Aunque Paul ciertamente presenta ya algunos estragos en la voz, cosa naturalísima por haber desgastado su instrumento por más de 80 años, la vibración que genera un coro de tantas almas entonando la misma canción es una sensación única, la maravilla de sabernos humanos y ser testigos –y confirmar –que el verdadero poder del hombre no es el del político, más bien radica en reunir a tantas personas distintas entre sí y estrujar su corazón con palabras que no caducan.
El viejo tocó más de dos horas en las que cambiaba de posición: del bajo a la guitarra, de la guitarra a la mandolina, y de la mandolina al piano, en donde obviamente cerró el concierto.

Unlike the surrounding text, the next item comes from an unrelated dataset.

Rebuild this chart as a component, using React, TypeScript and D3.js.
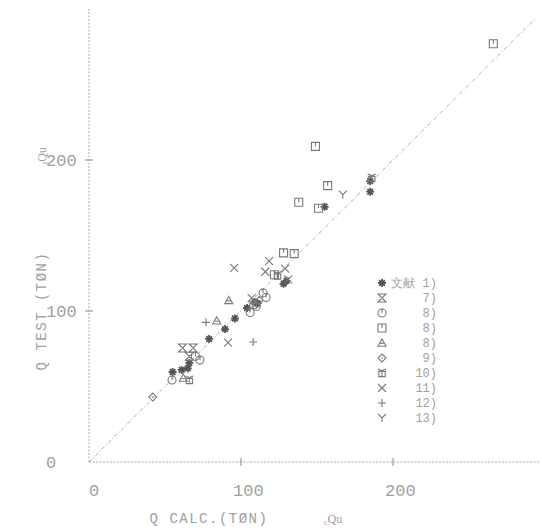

Fui a ver a Paul McCartney a pesar de que detesto la congregación de más de dos personas en un mismo espacio.
Tardé en salir del recinto una hora oscilando entre banda variopinta, entre cientos de miles de personas que al terminar el concierto se convirtieron en los mismos extraños que había estado observando durante horas, y que solo al salir Paul, se parecieron un poco a mí.
Estoy segura de que será la última vez que veamos a McCartney en México.
Quizás si hubiera ido hace cinco años o diez a uno de sus toquines, su voz hubiera tenido más registro y potencia, pero creo que llegué a tiempo a ver al viejo Bitle, porque justo ahora estoy en el humor de disfrutarlo todo como si lo viera (u oyera) por primera vez.